Do you have summer travel plans? No? Then let reading be your escape. Travel writing is a wonderful way to take a trip vicariously, especially a trip to a destination that you wouldn’t necessarily choose or to ones that no longer exist. My picks are a mixture of new and classic travel stories.

Start with “Wild: from lost to found on the Pacific Crest Trail” by Cheryl Strayed. This new bestseller takes readers on Strayed’s 1,100-mile trek on the Pacific Coast Trail (PCT). It is a trip Strayed is ill-prepared to take. She is almost always alone. Her shoes are too small. Her pack is too big – so big in fact that she names it Monster. As she hikes she sheds items from her overstuffed backpack and the grief and pain she has carried for years. While “Wild” is the story of Strayed hiking the PCT, it is so much more; it is the journey of Strayed’s redemption.
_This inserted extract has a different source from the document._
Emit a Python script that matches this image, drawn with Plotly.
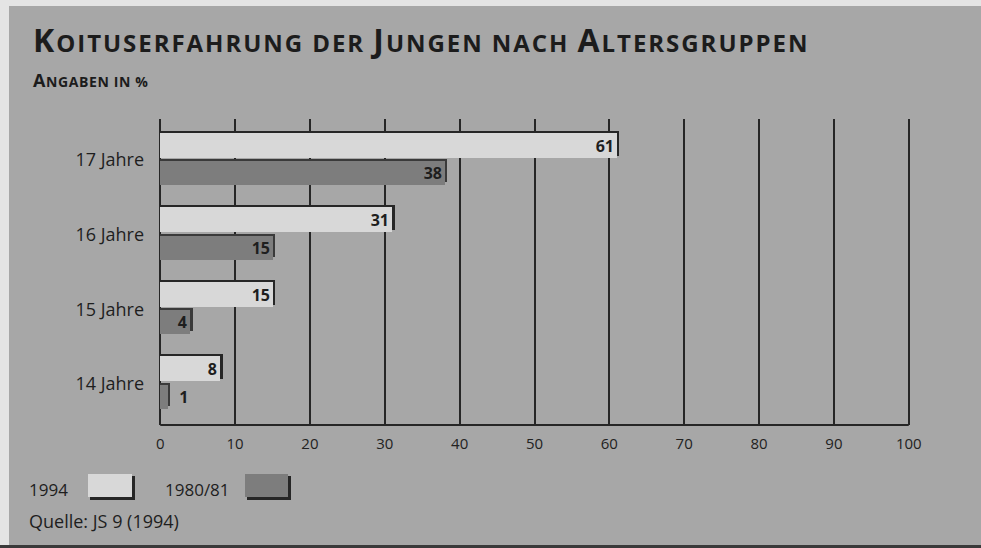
import plotly.graph_objects as go

# Data
age_groups = ["14 Jahre", "15 Jahre", "16 Jahre", "17 Jahre"]
share_1994 = [8, 15, 31, 61]
share_1980 = [1, 4, 15, 38]
x_ticks = [0, 10, 20, 30, 40, 50, 60, 70, 80, 90, 100]
series_names = ["1994", "1980/81"]

W, H = 981, 548
L, R, T, B = 158, 70, 119, 123
PW, PH = W - L - R, H - T - B

BG = "#a7a7a7"
LIGHT = "#d8d8d8"
DARK = "#7d7d7d"
INK = "#262626"
FONT = "Open Sans"

SHADOW_EXT = 0.35           # extra length of the drop-shadow edge (axis units)
CAT_PX = PH / 4.1           # pixels per category step


def off(px):
    return px / CAT_PX


fig = go.Figure()

label_font = dict(family=FONT, size=16, color="#1e1e1e", weight="bold")

# 1994: dark edge (top + right) below a light fill
fig.add_trace(go.Bar(
    y=age_groups, x=[v + SHADOW_EXT for v in share_1994], orientation="h",
    width=off(25), offset=off(4.5), marker=dict(color=INK, line_width=0),
    hoverinfo="skip", showlegend=False))
fig.add_trace(go.Bar(
    y=age_groups, x=share_1994, orientation="h", name=series_names[0],
    width=off(25), offset=off(2.5), marker=dict(color=LIGHT, line_width=0),
    text=[str(v) for v in share_1994], textposition="inside", textangle=0,
    insidetextanchor="end", constraintext="none", textfont=label_font,
    showlegend=False))

# 1980/81: darker edge behind a mid-grey fill
fig.add_trace(go.Bar(
    y=age_groups, x=[v + SHADOW_EXT for v in share_1980], orientation="h",
    width=off(23), offset=off(-22), marker=dict(color="#3a3a3a", line_width=0),
    hoverinfo="skip", showlegend=False))
fig.add_trace(go.Bar(
    y=age_groups, x=share_1980, orientation="h", name=series_names[1],
    width=off(24), offset=off(-25), marker=dict(color=DARK, line_width=0),
    text=[("\u00a0\u00a0" + str(v)) if v < 3 else str(v) for v in share_1980],
    textposition=["outside" if v < 3 else "inside" for v in share_1980],
    textangle=0, insidetextanchor="end", constraintext="none", cliponaxis=False,
    textfont=label_font, showlegend=False))


def px_x(px):
    return (px - L) / PW


def px_y(py):
    return (H - B - py) / PH


shapes = [
    # scanned page edges
    dict(type="rect", xref="paper", yref="paper", x0=px_x(0), x1=px_x(9),
         y0=px_y(H), y1=px_y(0), fillcolor="#e4e4e4", line_width=0, layer="below"),
    dict(type="rect", xref="paper", yref="paper", x0=px_x(0), x1=px_x(W),
         y0=px_y(6), y1=px_y(0), fillcolor="#e4e4e4", line_width=0, layer="below"),
    dict(type="rect", xref="paper", yref="paper", x0=px_x(0), x1=px_x(W),
         y0=px_y(H), y1=px_y(545), fillcolor="#3a3a3a", line_width=0, layer="below"),
    # legend swatches
    dict(type="rect", xref="paper", yref="paper", x0=px_x(90), x1=px_x(135),
         y0=px_y(500), y1=px_y(476), fillcolor=INK, line_width=0),
    dict(type="rect", xref="paper", yref="paper", x0=px_x(88), x1=px_x(132),
         y0=px_y(497), y1=px_y(474), fillcolor=LIGHT, line_width=0),
    dict(type="rect", xref="paper", yref="paper", x0=px_x(247), x1=px_x(291),
         y0=px_y(500), y1=px_y(476), fillcolor=INK, line_width=0),
    dict(type="rect", xref="paper", yref="paper", x0=px_x(245), x1=px_x(288),
         y0=px_y(497), y1=px_y(474), fillcolor=DARK, line_width=0),
]

SP = 1.95
title = (f"<span style='font-size:32px;letter-spacing:{SP}px'>K</span>"
         f"<span style='font-size:24px;letter-spacing:{SP}px'>OITUSERFAHRUNG DER </span>"
         f"<span style='font-size:32px;letter-spacing:{SP}px'>J</span>"
         f"<span style='font-size:24px;letter-spacing:{SP}px'>UNGEN NACH </span>"
         f"<span style='font-size:32px;letter-spacing:{SP}px'>A</span>"
         f"<span style='font-size:24px;letter-spacing:{SP}px'>LTERSGRUPPEN</span>")
subtitle = ("<span style='font-size:18px;letter-spacing:0.6px'>A</span>"
            "<span style='font-size:14px;letter-spacing:0.6px'>NGABEN IN %</span>")

annotations = [
    dict(text=title, xref="paper", yref="paper", x=px_x(31), y=px_y(63),
         xanchor="left", yanchor="bottom", showarrow=False,
         font=dict(family=FONT, size=24, color="#1c1c1c", weight="bold")),
    dict(text=subtitle, xref="paper", yref="paper", x=px_x(31), y=px_y(94),
         xanchor="left", yanchor="bottom", showarrow=False,
         font=dict(family=FONT, size=14, color="#1c1c1c", weight="bold")),
    dict(text=series_names[0], xref="paper", yref="paper", x=px_x(27), y=px_y(489),
         xanchor="left", yanchor="middle", showarrow=False,
         font=dict(family=FONT, size=17, color="#1e1e1e")),
    dict(text=series_names[1], xref="paper", yref="paper", x=px_x(163), y=px_y(489),
         xanchor="left", yanchor="middle", showarrow=False,
         font=dict(family=FONT, size=17, color="#1e1e1e")),
    dict(text="Quelle: JS 9 (1994)", xref="paper", yref="paper", x=px_x(27), y=px_y(521),
         xanchor="left", yanchor="middle", showarrow=False,
         font=dict(family=FONT, size=18, color="#1e1e1e")),
]

fig.update_layout(
    width=W, height=H, margin=dict(l=L, r=R, t=T, b=B, pad=0),
    paper_bgcolor=BG, plot_bgcolor=BG,
    barmode="overlay", bargap=0,
    shapes=shapes, annotations=annotations, showlegend=False,
    xaxis=dict(range=[-0.3, 100.3], tickvals=x_ticks, ticks="", showgrid=True,
               gridcolor=INK, gridwidth=1.5, zeroline=False, showline=False,
               tickfont=dict(family=FONT, size=15, color="#222"), ticklabelstandoff=8,
               fixedrange=True),
    yaxis=dict(range=[-0.55, 3.55], categoryorder="array", categoryarray=age_groups,
               showgrid=False, zeroline=False, showline=False, ticks="",
               tickfont=dict(family=FONT, size=18, color="#1e1e1e"),
               ticklabelstandoff=13, fixedrange=True),
)

# baseline under the bars
fig.add_shape(type="line", xref="x", yref="paper", x0=0, x1=100, y0=0, y1=0,
              line=dict(color=INK, width=2))

fig.write_html("out.html")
A much older but classic travel title is John Steinbeck’s “Travels with Charley: in search of America.” Originally published in 1962, “Travels with Charley” recounts Steinbeck’s 10,000-mile journey with his standard Poodle, Charley. They cross the United States in Rocinante, (the name of Don Quixote’s horse), his three-quarter-ton truck, outfitted with a cabin. Steinbeck’s goal was to reconnect with America. “Travels” was well received by the public, but not so by all the critics. Put me firmly in the public camp. I like Charley and I enjoyed Steinbeck’s reflections.

Pick up any travel book by Des Moines native Bill Bryson and you will not be disappointed. A favorite is “A Walk in the Woods: rediscovering America on the Appalachian Trail.” It is a humorous account of one man’s attempt to walk the Appalachian Trail (AT). After returning to America following a long sojourn in England, Bryson decided to “rediscover” his home country by walking the 2,100-mile trail. He is joined by a childhood friend and the two of them set out on their trek. They too are ill-prepared and have packed far more than needed. But unlike the PCT the AT offers more stops and more opportunities for interactions with other hikers and the local folk. Bryson will provide a summer’s worth of enjoyment and exploration.

Best American Travel Writing” is an annual publication and takes readers across the globe with some of the best writing from magazines and blogs. The short pieces can be serious or humorous and are often eye-opening. If one of the stories strikes your fancy the library may have a book or two by the author. Other travel anthologies include “The Best Women’s Travel Writing: true stories from around the world” or “Best of Lonely Planet Travel Writing.”

Your journey to another location need not involve a plane or train or passport, just a trip to your library. Come explore the shelves and transport yourself.